The Forum is named after the late Yegor Gaidar, a key market reformer in the chaotic aftermath of Soviet collapse. This family name is legendary to all former Soviets. Arkady Gaidar, the economist’s grandfather, was only eighteen when he commanded a Red Army regiment during the civil war (1918-1921). Later in the 1920s he wrote the romantic revolutionary tales for children that, next to the poetry of Vladimir Mayakovsky, powerfully imagined the new Soviet identity centered on the heroic defense of a socialist future for the whole of humankind. His son, Rear Admiral Timur Gaidar, in 1961 was Soviet adviser in Cuba helping to repel the Bay of Pigs invasion. Yegor Gaidar, a grandson of the revolutionary dynasty, remembered how in those days he received a pistol from Che Guevara himself. Yet by the age of thirty Yegor Gaidar, already chief economics editor at the Kommunist, the theoretical journal of the Party, was led by his own Marxist analysis to the realization that sheer ideological will could not violate the logic of historical stages. Russia would have to have its bourgeois revolution, after all. The collapse of the USSR in 1991 ushered this clandestine ideological debate into the brutal realm of revolutionary policy. The momentously disorganized nuclear superpower suddenly faced wholesale bankruptcy, provincial separatism, and starvation in its biggest towns. Free markets introduced in a bang were then seen as both an economic solution and a political weapon against the bureaucracies of the old regime.

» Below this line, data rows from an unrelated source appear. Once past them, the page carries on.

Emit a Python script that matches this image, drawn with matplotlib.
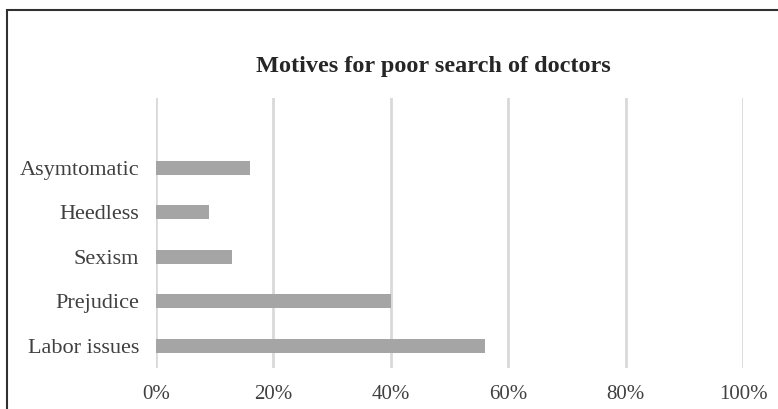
import matplotlib
matplotlib.use("Agg")
import matplotlib.pyplot as plt
from matplotlib.patches import Rectangle
from matplotlib.ticker import FuncFormatter

categories = ["Labor issues", "Prejudice", "Sexism", "Heedless", "Asymtomatic"]
values = [56, 40, 13, 9, 16]
xticks = [0, 20, 40, 60, 80, 100]
title = "Motives for poor search of doctors"

plt.rcParams['font.family'] = ['Liberation Serif', 'DejaVu Serif']

W, H = 778, 409
fig = plt.figure(figsize=(W / 100, H / 100), dpi=100)
fig.patch.set_facecolor("white")

# outer frame (extends beyond right/bottom edges)
fig.patches.append(Rectangle((7 / W, -0.05), 1.1, 1 - 10 / H + 0.05,
                             transform=fig.transFigure, fill=False,
                             edgecolor="#303030", linewidth=1.5, zorder=0))

ax = fig.add_axes([156 / W, 1 - 368 / H, (743 - 156) / W, (368 - 98) / H])
ypos = list(range(len(categories)))
ax.barh(ypos, values, height=0.31, color="#a5a5a5", zorder=3)
ax.set_xlim(0, 100)
ax.set_ylim(-0.5, 5.57)
ax.set_xticks(xticks)
ax.xaxis.set_major_formatter(FuncFormatter(lambda v, p: f"{int(v)}%"))
ax.set_yticks(ypos)
ax.set_yticklabels(categories)
ax.grid(axis="x", color="#d9d9d9", linewidth=2, zorder=0)
for s in ax.spines.values():
    s.set_visible(False)
ax.tick_params(axis="both", length=0, labelcolor="#404040")
ax.tick_params(axis="x", pad=12, labelsize=15)
ax.tick_params(axis="y", pad=12, labelsize=16)
for t in ax.get_yticklabels():
    t.set_verticalalignment("center_baseline")

fig.text(433 / W, 1 - 72 / H, title, ha="center", va="baseline",
         fontsize=17.5, fontweight="bold", color="#262626")

fig.savefig("out.png", dpi=100)
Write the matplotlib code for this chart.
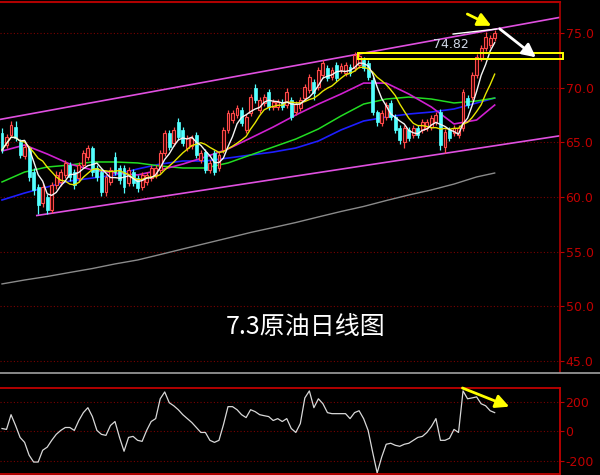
import numpy as np
import pandas as pd
import matplotlib
matplotlib.use('Agg')
import matplotlib.pyplot as plt
from matplotlib.patches import Rectangle

plt.rcParams['font.family'] = ['Noto Sans CJK SC', 'DejaVu Sans']

# ---------------- data ----------------
opens = [65.85, 64.75, 65.67, 66.40, 65.03, 63.75, 64.48, 62.28, 60.91, 59.45,
         60.00, 58.81, 61.09, 61.37, 62.01, 62.92, 62.28, 61.73, 62.92, 63.66,
         64.48, 62.65, 62.28, 60.45, 61.37, 63.66, 62.65, 62.65, 61.28, 62.28,
         61.73, 60.91, 61.37, 61.73, 62.01, 62.47, 64.02, 65.85, 64.94, 66.86,
         66.13, 64.48, 64.66, 65.67, 63.38, 64.11, 62.47, 64.02, 62.65, 64.30,
         66.13, 67.04, 67.50, 67.96, 66.13, 67.68, 69.97, 67.96, 68.60, 69.60,
         68.23, 68.23, 68.69, 68.41, 68.87, 67.77, 68.14, 69.05, 69.79, 70.52,
         70.06, 71.16, 71.80, 70.97, 72.07, 71.62, 71.34, 71.89, 71.80, 72.07,
         72.53, 72.26, 70.70, 67.77, 66.77, 67.31, 68.60, 67.31, 66.31, 65.03,
         66.13, 65.67, 66.31, 66.13, 66.31, 66.40, 66.86, 67.77, 64.57, 66.13,
         65.85, 65.67, 66.31, 69.05, 69.14, 71.16, 72.71, 73.63, 73.90, 74.54]
closes = [64.30, 65.49, 66.58, 65.39, 63.84, 64.57, 61.83, 60.64, 59.26, 60.91,
          58.81, 61.09, 62.01, 62.28, 63.11, 61.83, 61.09, 62.92, 64.02, 64.48,
          62.28, 61.83, 60.45, 61.83, 62.47, 62.28, 61.55, 60.91, 62.47, 61.28,
          60.82, 62.01, 62.01, 62.65, 62.65, 64.02, 65.85, 64.57, 66.13, 65.49,
          64.94, 65.39, 65.39, 63.84, 64.02, 62.47, 63.11, 62.28, 63.84, 66.13,
          67.68, 67.68, 68.14, 66.77, 67.31, 69.14, 68.87, 68.87, 69.14, 68.23,
          68.69, 68.69, 68.23, 69.60, 67.31, 68.50, 68.87, 70.06, 70.97, 69.51,
          71.62, 72.26, 70.88, 71.62, 70.88, 71.98, 72.07, 71.34, 72.99, 72.90,
          71.80, 70.97, 67.77, 66.86, 67.68, 68.41, 67.31, 66.13, 65.21, 66.31,
          65.39, 66.31, 65.67, 66.86, 66.86, 67.22, 67.50, 64.75, 65.94, 65.39,
          66.31, 66.31, 69.60, 68.41, 71.16, 72.80, 73.63, 74.63, 74.54, 75.00]
highs = [66.31, 65.76, 66.95, 66.95, 65.30, 64.84, 64.66, 62.65, 61.19, 61.28,
         60.27, 61.37, 62.37, 62.56, 63.38, 63.20, 62.56, 63.20, 64.30, 64.75,
         64.66, 62.92, 62.56, 62.01, 62.74, 64.11, 62.92, 62.92, 62.74, 62.56,
         62.01, 62.28, 62.28, 62.92, 62.92, 64.30, 66.13, 66.13, 66.40, 67.22,
         66.40, 65.67, 65.67, 65.94, 64.30, 64.39, 63.38, 64.30, 64.11, 66.40,
         67.96, 67.96, 68.41, 68.23, 67.59, 69.42, 70.33, 69.14, 69.42, 69.88,
         68.96, 68.96, 68.96, 69.97, 69.14, 68.78, 69.14, 70.33, 71.25, 70.79,
         71.89, 72.53, 72.07, 71.89, 72.35, 72.26, 72.35, 72.16, 73.26, 73.26,
         72.80, 72.53, 70.97, 67.96, 67.96, 68.69, 68.87, 67.59, 66.58, 66.58,
         66.40, 66.58, 66.58, 67.13, 67.13, 67.50, 67.77, 68.05, 66.22, 66.40,
         66.58, 66.58, 69.88, 69.33, 71.43, 73.08, 73.90, 75.09, 74.82, 75.27]
lows = [64.02, 64.48, 65.49, 65.12, 63.56, 63.47, 61.46, 60.18, 58.44, 59.08,
        58.44, 58.53, 60.73, 61.00, 61.73, 61.46, 60.73, 61.37, 62.65, 63.38,
        61.92, 61.46, 60.09, 60.09, 61.09, 62.01, 61.19, 60.36, 61.00, 61.00,
        60.45, 60.64, 61.09, 61.46, 61.73, 62.19, 63.75, 64.30, 64.66, 65.21,
        64.66, 64.20, 64.39, 63.56, 63.11, 62.19, 62.19, 62.01, 62.37, 64.02,
        65.85, 66.77, 67.22, 66.49, 65.85, 67.41, 68.60, 67.68, 68.32, 67.96,
        67.96, 67.96, 67.96, 68.14, 67.04, 67.50, 67.86, 68.78, 69.51, 68.87,
        69.79, 70.88, 70.61, 70.70, 70.61, 71.34, 71.07, 71.07, 71.52, 71.80,
        71.52, 70.70, 67.50, 66.49, 66.49, 67.04, 67.04, 65.85, 64.84, 64.48,
        65.12, 65.39, 65.39, 65.85, 66.03, 66.13, 66.58, 64.30, 64.02, 65.12,
        65.58, 65.39, 66.03, 68.14, 68.87, 70.88, 72.44, 73.35, 73.63, 74.27]

# longer moving averages, read at every 5th bar
ma_idx = [0, 5, 10, 15, 20, 25, 30, 35, 40, 45, 50, 55, 60, 65, 70, 75, 80, 85,
          90, 95, 100, 105, 109]
ma_magenta = [64.20, 64.75, 63.93, 63.01, 62.47, 62.19, 62.01, 62.47, 63.01, 63.66,
              64.39, 65.39, 66.40, 67.50, 68.50, 69.42, 70.42, 70.42, 69.42, 68.23,
              66.68, 67.04, 68.41]
ma_green = [61.37, 62.28, 62.74, 62.92, 63.20, 63.20, 63.11, 62.83, 62.65, 62.65,
            63.11, 63.84, 64.57, 65.30, 66.22, 67.41, 68.50, 68.96, 69.14, 68.96,
            68.60, 68.78, 69.05]
ma_blue = [59.72, 60.36, 60.91, 61.46, 61.73, 62.01, 62.56, 63.01, 63.29, 63.29,
           63.56, 63.84, 64.11, 64.48, 65.12, 66.13, 66.95, 67.31, 67.59, 67.77,
           68.05, 68.60, 69.05]
ma_gray = [52.04, 52.40, 52.72, 53.09, 53.45, 53.87, 54.23, 54.73, 55.24, 55.74,
           56.24, 56.75, 57.20, 57.66, 58.17, 58.67, 59.13, 59.67, 60.18, 60.64,
           61.18, 61.83, 62.19]

cci = [20, 14, 115, 41, -41, -75, -163, -210, -210, -129,
       -108, -61, -20, 7, 27, 27, 7, 75, 129, 163,
       102, 7, -20, -27, 41, 68, -41, -136, -41, -34,
       -61, -68, 7, 68, 88, 224, 271, 197, 176, 149,
       115, 88, 61, 27, -7, -7, -61, -75, -61, 47,
       170, 170, 149, 115, 95, 149, 136, 115, 108, 102,
       75, 88, 68, 88, 20, -7, 54, 230, 278, 163,
       224, 190, 129, 122, 122, 122, 122, 88, 129, 142,
       88, 7, -142, -285, -176, -88, -81, -95, -102, -88,
       -81, -61, -41, -34, -7, 34, 88, -61, -61, -47,
       14, -7, 278, 224, 230, 237, 190, 176, 142, 129]

price_ticks = [45, 50, 55, 60, 65, 70, 75]
cci_ticks = [-200, 0, 200]

# drawn trend lines / annotations (bar index, price)
upper_channel_x = [-0.5, 123.5]
upper_channel_y = [67.09, 76.44]
lower_channel_x = [7.7, 123.5]
lower_channel_y = [58.30, 65.60]
box_x = [78.8, 124.1]
box_y = [72.62, 73.17]
high_line_x = [99.8, 109.5]
high_line_y = [74.91, 75.37]
high_label = "74.82"
title = "7.3原油日线图"

# ---------------- figure ----------------
fig = plt.figure(figsize=(6, 4.75), dpi=100, facecolor='black')
ax = fig.add_axes([0, 103 / 475, 560 / 600, 370 / 475], facecolor='black')
ax2 = fig.add_axes([0, 1 / 475, 560 / 600, 86 / 475], facecolor='black')

n = len(closes)
x = np.arange(n)
o = np.array(opens); c = np.array(closes); h = np.array(highs); l = np.array(lows)
up = c >= o

RED = '#ff4a4a'
CYAN = '#54ffff'
ax.vlines(x[up], l[up], h[up], color=RED, lw=0.9, zorder=3)
ax.vlines(x[~up], l[~up], h[~up], color=CYAN, lw=0.9, zorder=3)
bw = 0.64
ax.bar(x[up], c[up] - o[up], bottom=o[up], width=bw, facecolor='#3a0000',
       edgecolor=RED, lw=0.8, zorder=4)
ax.bar(x[~up], o[~up] - c[~up], bottom=c[~up], width=bw, facecolor=CYAN,
       edgecolor=CYAN, lw=0.5, zorder=4)

s = pd.Series(closes)
ma5 = s.rolling(5, min_periods=1).mean()
ma10 = s.rolling(10, min_periods=1).mean()
ax.plot(ma_idx, ma_gray, color='#8a8a8a', lw=1.0, zorder=2)
ax.plot(ma_idx, ma_blue, color='#1e1eff', lw=1.2, zorder=2)
ax.plot(ma_idx, ma_green, color='#22dd22', lw=1.1, zorder=2)
ax.plot(ma_idx, ma_magenta, color='#d020d0', lw=1.2, zorder=2)
ax.plot(x, ma10, color='#e6e600', lw=1.0, zorder=5)
ax.plot(x, ma5, color='#f4f4f4', lw=1.0, zorder=5)

# channel
ax.plot(upper_channel_x, upper_channel_y, color='#e050e0', lw=1.2, zorder=2)
ax.plot(lower_channel_x, lower_channel_y, color='#e050e0', lw=1.2, zorder=2)

# grid
for t in price_ticks:
    ax.axhline(t, color='#7a0000', lw=0.8, ls=(0, (1, 2)), zorder=1)

ax.set_xlim(-0.442, 123.45)
ax.set_ylim(43.98, 77.84)
ax.yaxis.tick_right()
ax.set_yticks(price_ticks)
ax.set_yticklabels([f'{t:.1f}' for t in price_ticks], family='DejaVu Sans')
ax.tick_params(axis='y', colors='#c00000', labelsize=9, length=3, pad=1)
ax.set_xticks([])
for sp in ['left', 'bottom']:
    ax.spines[sp].set_visible(False)
ax.spines['right'].set_color('#b00000')
ax.spines['top'].set_color('#b00000')
ax.spines['right'].set_linewidth(1.2)
ax.spines['top'].set_linewidth(1.5)

# annotations
ax.add_patch(Rectangle((box_x[0], box_y[0]), box_x[1] - box_x[0], box_y[1] - box_y[0],
                       fill=False, edgecolor='#ffff00', lw=1.4, clip_on=False, zorder=6))
ax.plot(high_line_x, high_line_y, color='white', lw=1.0, zorder=6)
ax.text(99.3, 73.99, high_label, color='#d0d8e6', fontsize=9, ha='center', va='center',
        family='DejaVu Sans', zorder=7)
ax.annotate('', xy=(108.8, 75.55), xytext=(102.4, 76.85),
            arrowprops=dict(arrowstyle='-|>,head_length=0.8,head_width=0.4',
                            color='#ffff00', lw=2.0), zorder=7)
ax.annotate('', xy=(118.6, 72.62), xytext=(109.6, 75.55),
            arrowprops=dict(arrowstyle='-|>,head_length=0.8,head_width=0.4',
                            color='white', lw=2.0), zorder=7)
ax.text(0.545, 0.122, title, transform=ax.transAxes, color='white', fontsize=18,
        ha='center', va='center', zorder=7)

# ---------------- CCI panel ----------------
ax2.plot(x, cci, color='#d8d8d8', lw=0.9)
for t in cci_ticks:
    ax2.axhline(t, color='#7a0000', lw=0.8, ls=(0, (1, 2)), zorder=1)
ax2.set_xlim(-0.442, 123.45)
ax2.set_ylim(-292, 298)
ax2.yaxis.tick_right()
ax2.set_yticks(cci_ticks)
ax2.set_yticklabels([str(t) for t in cci_ticks], family='DejaVu Sans')
ax2.tick_params(axis='y', colors='#c00000', labelsize=9, length=3, pad=1)
ax2.set_xticks([])
ax2.spines['left'].set_visible(False)
for sp in ['right', 'top', 'bottom']:
    ax2.spines[sp].set_color('#c00000')
    ax2.spines[sp].set_linewidth(1.3)
ax2.annotate('', xy=(112.8, 163), xytext=(101.3, 305),
             arrowprops=dict(arrowstyle='-|>,head_length=0.8,head_width=0.4',
                             color='#ffff00', lw=2.0), annotation_clip=False)

# separator line
fig.add_artist(plt.Line2D([0, 1], [1 - 372.5 / 475] * 2, transform=fig.transFigure,
                          color='#a0a0a0', lw=1.2))

fig.savefig('out.png', dpi=100, facecolor='black')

All three Gaidars were famously charismatic. Yegor gathered around himself a group of young enthusiastic reformers, and in 1991 they decided to seize state power, much like the Bolsheviks did back in 1917. The outcome of their revolutionary project remains as controversial as the outcome of the 1917 revolution. This brief historical overview helps to explain why Gaidar’s revolutionaries still gather to debate policy options, although by now many of those revolutionaries look more like cosmopolitan technocrats. Still, a senior Kremlin official admitted with a sly grin that to unwind at the end of the day he watches David Harvey’s lectures on Das Kapital on his iPad. In another big office I saw Russian translations of Charles Tilly, Randall Collins, and Richard Lachmann on the bookshelves.
Immanuel Wallerstein was first invited to the Forum a few years ago. Addressing in their respective languages the prime ministers of Spain, France, Australia, and Russia, Immanuel proceeded to admit with supreme calm: I am a sociologist and not a politician, not even a former politician (a slight nod to Romano Prodi); therefore optimism is not in my job description. I can analyze only what you already mostly know. After 2008 you threw a lot of money at the crisis. Governments make money in three ways: tax, print, or borrow. Each of these ways, as you know, creates problems down the road. States can also use repression but that comes with its own escalating costs. These structural conditions in the coming 10-15 years will be severely limiting to all politics in the world-system. You can do relatively little but at least we should try to minimize the pain.
Interestingly, the Russian hosts, at least privately, seemed thrilled with Wallerstein’s no-nonsense approach, and we received more invitations to bring historical sociologists. This year Wolfgang Streeck, Ho-Fung Hung, Mishaal Al-Gergawi, and Monica Prasad demonstrated their analyses of the four world regions: the European Union, China, the Middle East, and the United States.